Although sanctions would not be directed "at the country or people of Iran," the measures "can be expected to bear second-order consequences for the people of Iran," according to a footnote on a Treasury Department task force memo sent to Rice last month.
The task force, made up of financial investigators, analysts and intelligence officers, is part of a growing government effort -- at the White House, the State Department, the CIA and the Pentagon -- focused on Iran. While some parts of the administration are studying prospects for negotiations with Iran -- an ally turned enemy nearly 30 years ago -- others are preparing for increased isolation and the possibility of a military strike against nuclear installations.
For four years, President Bush has sought to isolate Iran and roll back its nuclear energy program, which could provide the Islamic republic with a pathway to a nuclear bomb. Over that time, Iran's capabilities and nuclear expertise have only advanced, while soaring crude prices have brought the oil-rich nation additional hard currency.

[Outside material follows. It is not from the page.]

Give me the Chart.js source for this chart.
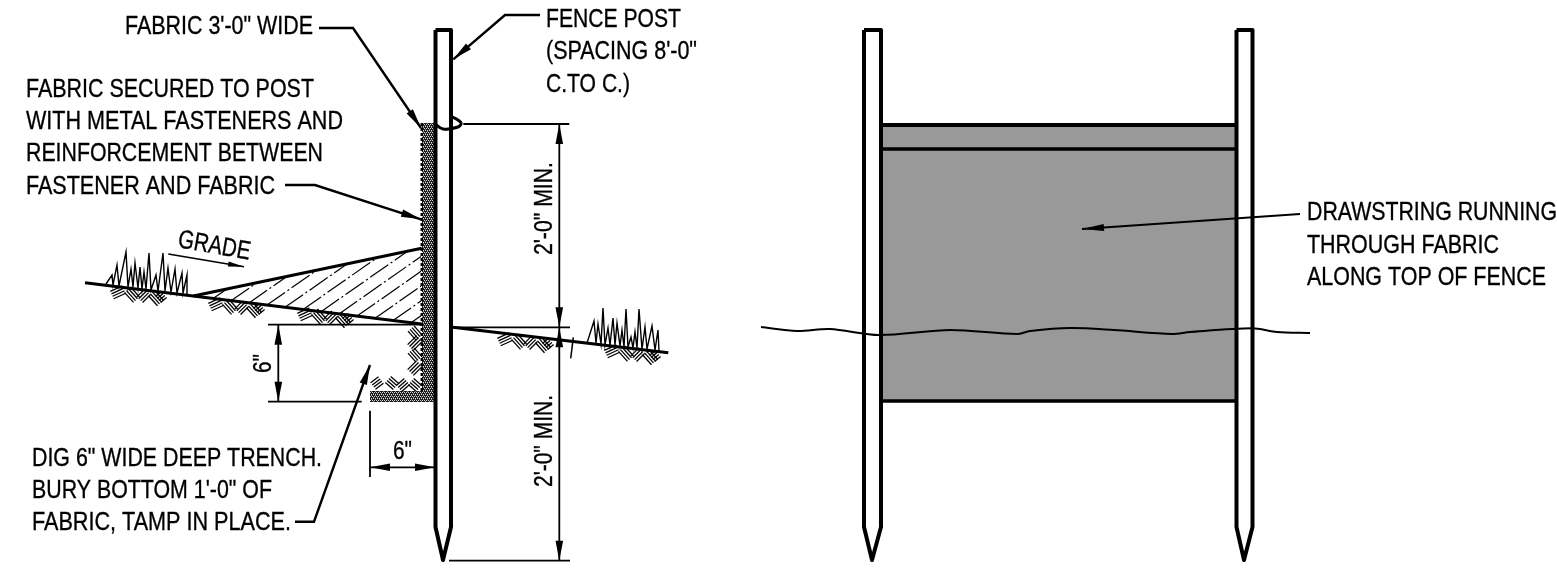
<!DOCTYPE html>
<html>
<head>
<meta charset="utf-8">
<title>Silt fence detail</title>
<style>
  html, body { margin: 0; padding: 0; background: #fff; }
  canvas { display: block; }
</style>
<script src="https://cdn.jsdelivr.net/npm/chart.js@4/dist/chart.umd.min.js"></script>
</head>
<body>
<canvas id="detail" width="1557" height="585"></canvas>
<script>
// =========================
// Line work ([x, y] in drawing units)
// =========================
const sectionPost = [[435.5, 30], [451, 30], [451, 527], [443, 560], [435.5, 527], [435.5, 30]];
const leftPost = [[864, 30], [881, 30], [881, 527], [872, 560], [864, 527], [864, 30]];
const rightPost = [[1236.5, 30], [1252.5, 30], [1252.5, 527], [1244, 560], [1236.5, 527], [1236.5, 30]];

const fabricPanel = [[881, 125], [1236, 125], [1236, 401], [881, 401]];
const panelTop = [[881, 125], [1236, 125]];
const panelHem = [[881, 149], [1236, 149]];
const panelBottom = [[881, 401], [1236, 401]];

const stringGround = [[761, 327], [797, 331], [830, 329], [879, 335], [950, 330], [1017, 334], [1030, 331],
  [1070, 328], [1114, 330], [1172, 334], [1190, 332], [1252, 328.3], [1277, 332], [1310, 333]];

const fabricSection = [[422, 123], [434, 123], [434, 402], [370, 402], [370, 391], [422, 391]];
const fabricTeeth = [[421.8, 123], [421.8, 391]];
const drawstringLoop = [[435, 124], [443, 129], [458, 127], [461, 122.7], [453, 117.3], [449, 117.3]];

const groundLeft = [[85, 282.7], [421.7, 324]];
const groundRight = [[452.7, 327.3], [668.3, 352.7]];
const backfillTop = [[193.3, 296], [421.7, 248.3]];
const breakTick = [[573.3, 337.3], [570.7, 358.3]];

const grassLeft = [[106, 284], [112, 275], [113, 285], [117, 265], [119, 286], [126, 252], [128, 287], [131, 269],
  [133, 287], [135, 263], [138, 288], [140, 267], [142, 289], [144, 272], [146, 289], [149, 253], [151, 290],
  [156, 275], [158, 291], [163, 253], [165, 291], [168, 268], [171, 292], [175, 269], [177, 293], [182, 273],
  [183, 293], [187, 275], [187, 294]];
const grassRight = [[587, 343], [594, 321], [596, 343], [598, 324], [601, 344], [603, 308], [605, 345], [608, 328],
  [610, 345], [613, 318], [615, 345], [617, 323], [620, 346], [622, 330], [624, 347], [626, 309], [628, 347],
  [631, 337], [633, 348], [635, 332], [637, 348], [639, 309], [642, 349], [645, 327], [647, 349], [652, 326],
  [655, 350], [658, 330], [659, 351]];

// earth symbol: herringbone groups as [centre x, centre y, stroke dx, stroke dy]
const earthSymbol = [[8, 4.3, 12, -5.5], [22, 6.7, 9, 10], [33.7, 7.7, 8, -8], [46, 10, 9, 10], [51, 9, 6, -5]];
const earthAnchors = [[110, 288], [208, 300], [297, 310], [497, 335], [604, 347]];
const trenchEarth = [
  [415, 333, 8, 9], [415, 343, 9, -9], [415, 355, 8, 9], [415, 368, 9, -9],
  [377, 383, 8, -6], [392, 383, 8, 7], [403, 385, 8, -7], [415, 385, 8, 7],
];

// backfill hatching (start on the ground line, end on the top or at the fabric)
const backfillHatch = [
  [[213, 298.5], [227, 289]], [[231, 300.7], [257, 282.7]], [[249, 302.9], [287, 276.4]],
  [[267, 305], [317, 270]], [[285, 307.3], [347.4, 263.8]], [[303, 309.5], [377.4, 257.5]],
  [[321, 311.7], [407.5, 251.3]], [[339, 313.9], [421, 256.5]], [[357, 316.1], [421, 271.3]],
  [[375, 318.3], [421, 286.1]], [[393, 320.5], [421, 300.9]], [[411, 322.7], [421, 315.7]],
];

// =========================
// Leaders and dimensions
// =========================
const leaderFabric = [[319, 28], [353, 28], [421, 128]];
const leaderSecured = [[285, 185], [315, 185], [421, 219.3]];
const leaderPost = [[540, 15], [505, 15], [453.3, 59.3]];
const leaderTrench = [[295, 521.7], [314, 521.7], [370, 365]];
const leaderString = [[1300, 214], [1082, 229]];
const gradeArrow = [[168.3, 254], [244, 266.7]];

const dimLines = [
  [[463.3, 124], [569.3, 124]],
  [[451.7, 327.3], [570, 327.3]],
  [[449, 560.7], [570, 560.7]],
  [[559.3, 124], [559.3, 560.7]],
  [[268, 324.7], [421.7, 324.7]],
  [[268, 401.7], [361.7, 401.7]],
  [[278.3, 324.7], [278.3, 401.7]],
  [[370, 410.7], [370, 477]],
  [[370, 467.3], [436.7, 467.3]],
];

// [tip, point the head looks back towards]
const dimArrowheads = [
  [[559.3, 124], [559.3, 200]], [[559.3, 327.3], [559.3, 260]], [[559.3, 327.3], [559.3, 400]],
  [[559.3, 560.7], [559.3, 500]], [[278.3, 324.7], [278.3, 380]], [[278.3, 401.7], [278.3, 350]],
  [[370, 467.3], [420, 467.3]], [[435, 467.3], [390, 467.3]],
];
const leaderArrowheads = [
  [leaderFabric[2], leaderFabric[1]], [leaderSecured[2], leaderSecured[1]], [leaderPost[2], leaderPost[1]],
  [leaderTrench[2], leaderTrench[1]], [leaderString[1], leaderString[0]],
];

// =========================
// Notes
// =========================
const noteTexts = [
  "FABRIC 3'-0\" WIDE", "FABRIC SECURED TO POST", "WITH METAL FASTENERS AND", "REINFORCEMENT BETWEEN",
  "FASTENER AND FABRIC", "GRADE", "FENCE POST", "(SPACING 8'-0\"", "C.TO C.)", "2'-0\" MIN.", "2'-0\" MIN.",
  "6\"", "6\"", "DIG 6\" WIDE DEEP TRENCH.", "BURY BOTTOM 1'-0\" OF", "FABRIC, TAMP IN PLACE.",
  "DRAWSTRING RUNNING", "THROUGH FABRIC", "ALONG TOP OF FENCE",
];
const noteLeft = [125, 26, 26, 26, 26, 177, 546, 546, 546, 552, 552, 271, 393, 32, 32, 32, 1307, 1307, 1307];
const noteBaseline = [34, 97, 129, 161, 194, 247, 27, 59, 92, 255, 487, 373, 459, 466, 498, 530, 220, 253, 285];
const noteWidth = [188, 288, 317, 297, 249, 73, 135, 151, 84, 93, 92, 19, 19, 290, 240, 259, 250, 192, 239];
const noteAngle = [0, 0, 0, 0, 0, 10, 0, 0, 0, -90, -90, -90, 0, 0, 0, 0, 0, 0, 0];

// =========================
// Dataset helpers
// =========================
function stroke(points, width, extra) {
  return Object.assign({
    data: points.map(([x, y]) => ({ x, y })),
    showLine: true,
    borderColor: "#000",
    borderWidth: width,
    borderCapStyle: "butt",
    borderJoinStyle: "miter",
    pointRadius: 0,
    fill: false,
    clip: false,
  }, extra);
}

function solid(points, color) {
  return stroke(points, 0, { fill: "shape", backgroundColor: color, borderColor: color });
}

// long thin head, built back along the line from its tip
function arrowhead([tip, back], length, halfWidth) {
  const dx = back[0] - tip[0];
  const dy = back[1] - tip[1];
  const d = Math.hypot(dx, dy);
  const ux = dx / d;
  const uy = dy / d;
  const bx = tip[0] + ux * length;
  const by = tip[1] + uy * length;
  return solid([tip, [bx - uy * halfWidth, by + ux * halfWidth], [bx + uy * halfWidth, by - ux * halfWidth]], "#000");
}

// one herringbone group: four parallel short strokes side by side
function earthGroup([cx, cy, dx, dy]) {
  const len = Math.hypot(dx, dy);
  const nx = -dy / len;
  const ny = dx / len;
  return [-1.5, -0.5, 0.5, 1.5].map((k) => {
    const ox = cx + nx * k * 2.7;
    const oy = cy + ny * k * 2.7;
    return stroke([[ox - dx / 2, oy - dy / 2], [ox + dx / 2, oy + dy / 2]], 1.3);
  });
}

// speckled look of the fabric section
function fabricPattern() {
  const tile = document.createElement("canvas");
  tile.width = 4;
  tile.height = 4;
  const c = tile.getContext("2d");
  c.fillStyle = "#1a1a1a";
  c.fillRect(0, 0, 4, 4);
  c.fillStyle = "#d8d8d8";
  c.fillRect(0, 0, 1, 1);
  c.fillRect(2, 0, 1, 1);
  c.fillRect(1, 2, 1, 1);
  c.fillRect(3, 2, 1, 1);
  c.fillStyle = "#8a8a8a";
  c.fillRect(1, 1, 1, 1);
  c.fillRect(3, 3, 1, 1);
  return document.getElementById("detail").getContext("2d").createPattern(tile, "repeat");
}

// =========================
// Notes are drawn at scale positions, squeezed to the drawing's narrow lettering
// =========================
const notesPlugin = {
  id: "notes",
  afterDatasetsDraw(chart) {
    const { ctx, scales } = chart;
    ctx.save();
    ctx.fillStyle = "#000";
    ctx.strokeStyle = "#000";
    ctx.lineWidth = 0.35;
    ctx.font = '26px "Liberation Sans"';
    ctx.textBaseline = "alphabetic";
    noteTexts.forEach((text, i) => {
      const squeeze = noteWidth[i] / ctx.measureText(text).width;
      ctx.save();
      ctx.translate(scales.x.getPixelForValue(noteLeft[i]), scales.y.getPixelForValue(noteBaseline[i]));
      ctx.rotate(noteAngle[i] * Math.PI / 180);
      ctx.scale(squeeze, 1);
      ctx.fillText(text, 0, 0);
      ctx.strokeText(text, 0, 0);
      ctx.restore();
    });
    ctx.restore();
  },
};

// =========================
// Build the chart (list is in paint order, last on top)
// =========================
const earthGroups = earthAnchors.flatMap(([ax, ay]) =>
  earthSymbol.map(([x, y, dx, dy]) => [ax + x, ay + y, dx, dy])
).concat(trenchEarth);

const paintOrder = [
  solid(fabricPanel, "#999999"),
  stroke(panelTop, 4),
  stroke(panelHem, 3.5),
  stroke(panelBottom, 3.5),
  stroke(leftPost, 4, { borderJoinStyle: "round" }),
  stroke(rightPost, 4, { borderJoinStyle: "round" }),
  stroke(stringGround, 2, { tension: 0.3 }),
  stroke(leaderString, 2),
  arrowhead(leaderArrowheads[4], 22, 3.5),

  ...backfillHatch.map((h) => stroke(h, 1.2, { borderDash: [22, 3, 2, 3] })),
  ...earthGroups.flatMap(earthGroup),
  stroke(grassLeft, 1.4),
  stroke(grassRight, 1.4),
  solid(fabricSection, fabricPattern()),
  stroke(fabricTeeth, 2.5, { borderDash: [3, 2] }),
  stroke(groundLeft, 3),
  stroke(groundRight, 3),
  stroke(backfillTop, 3),
  stroke(breakTick, 1.5),
  stroke(sectionPost, 4, { borderJoinStyle: "round" }),
  stroke(drawstringLoop, 3, { tension: 0.4 }),

  ...dimLines.map((d) => stroke(d, 1.8)),
  ...dimArrowheads.map((a) => arrowhead(a, 20, 3.8)),
  stroke(leaderFabric, 2.4),
  stroke(leaderSecured, 2.4),
  stroke(leaderPost, 2.4),
  stroke(leaderTrench, 2.4),
  ...leaderArrowheads.slice(0, 4).map((a) => arrowhead(a, 20, 3.8)),
  stroke(gradeArrow, 1.6),
  arrowhead([gradeArrow[1], gradeArrow[0]], 16, 2.5),
];
paintOrder.forEach((d, i) => { d.order = paintOrder.length - i; });

new Chart(document.getElementById("detail"), {
  type: "scatter",
  data: { datasets: paintOrder },
  options: {
    responsive: false,
    animation: false,
    layout: { padding: 0 },
    plugins: { legend: { display: false }, tooltip: { enabled: false } },
    scales: {
      x: { type: "linear", min: 0, max: 1557, display: false },
      y: { type: "linear", min: 0, max: 585, reverse: true, display: false },
    },
  },
  plugins: [notesPlugin],
});
</script>
</body>
</html>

The situation has emboldened the Iranians and left the White House searching for leverage. Bush administration officials believe that one approach may be to prevent Tehran from spending money on the open market.
European governments have spent months considering travel bans and arms embargoes on Iran, both of which would be largely symbolic. U.S. officials now hope the Europeans will impose sharper sanctions on Iran, at some cost to themselves, as diplomacy fails to yield results.
In interviews, U.S. officials described the plan as a new approach to international sanctions and said they believe it could succeed if implemented correctly.
"I would argue that targeted sanctions are designed to have minimal effects on people," Levey said, "and more designed to have effect . . . on the government and the people in the government. We are trying to design things that are not intended to inflict harm on the people." Undersecretary of State R. Nicholas Burns and Levey first briefed their Western counterparts on aspects of the proposal at a meeting last month in Moscow.
But the impact on U.S. allies could be steep as well. A Treasury Department memo recently predicted that Britain, which does not import Iranian oil, faces a low level of financial risk if it agrees to implement the sanctions plan. Germany, which imports 1 percent of its oil from Iran, and France, which gets 6 percent, are deemed at medium financial risk, whereas Italy and Japan would be taking the largest risks. The assessment is considered internally "an initial -- first blush -- estimate based on each country's overall volume of exports to Iran, dependence on Iranian oil and degree of investment in Iran oil projects," according to the Treasury memo.
Japan exports nearly $1.3 billion worth of goods to Iran, has nearly $2 billion worth of oil projects there and gets about 12 percent of its oil from the country, which is approximately equivalent to what the United States buys from Saudi Arabia. Italy buys 9 percent of its oil from Iran, and has $3.2 billion in oil investments in the country and $2.7 billion worth of exports to Iran.
Originally, U.S. policymakers discussed plans for sanctions through the U.N. Security Council, but that has proved more difficult than convincing a handful of allies.
The new plan would operate outside the council's authority and would "not depend on recalcitrant countries," identified in one government document as China and Russia, which have resisted the idea of U.N. sanctions. But if they did not participate, Beijing and Moscow would also be spared any financial burden and be free to pick up lost European business with Iran.
In the hopes of encouraging other governments to act, the Treasury Department has pursued a secondary path, approaching private-sector banks in Europe and Japan, one by one, in the hopes that they will reject Iranian business on their own.
A similar strategy was successfully employed with a bank in Macau, off mainland China, that was doing business with North Korea.
So far, four financial institutions have signed on to the U.S. effort. "These institutions are looking at which way this is headed and are asking themselves if they want to get in front of this wave," Levey said.